As we sat glued to our television sets watching the horrific events of the past two weeks unfold and frantically checking social media for any indication that our sisters were okay, we saw a world perforated by violence, divisiveness, and hate. But we also saw hope. Hope because there are women – our sisters – who bravely step outside their homes each day, despite the risks, and work tirelessly to make the world better, safer for the next generation. Women who believe that guns can be replaced by badminton rackets, and bullets by basketballs. Women who see a world that offers the same opportunities to girls as it does to boys. Women who know that fear, aggression, and violence can dissipate in the face of compassion, respect, and dignity for all humanity. For us, they are the rays of light amidst the storms of oppression and terrorism.

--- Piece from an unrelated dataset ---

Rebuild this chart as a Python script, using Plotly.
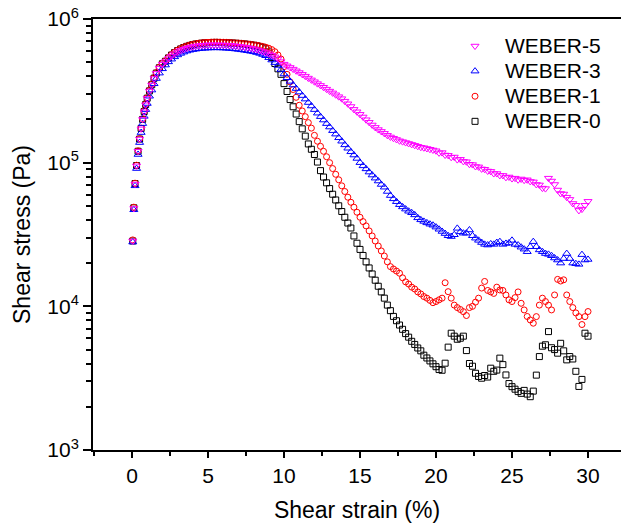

In Pakistan, our sisters are using sports to encourage young girls to stay in school despite the cultural pressures to remain in their homes. In Lebanon, our sisters are using basketball to teach conflict resolution skills to mothers and their daughters, as well as teaching women leadership skills that can translate into job promotions and career advancement. In Egypt, our sisters are using sports to teach math and literacy skills to children of all ages. In France, our sisters are using roller derby to show women that they do not have to give up on their dreams, no matter what shape or how old they are. In Turkey and again in Egypt, our sisters are using soccer and taekwondo to make their societies more inclusive for people with disabilities. And there are many others. Sisters who face oppression and repression daily. Sisters who, despite the risks, look at their own families and say, “I am committed to empowering others. I am committed to a better world.” Their bravery is an inspiration amidst the chaos. Their bravery commands our respect.

We are proud of these women – these sisters. We are proud to call them family. And as the chaos and hurt and tragedy surrounds us, we are encouraged, knowing they will never give up because they are brave, strong and fearless.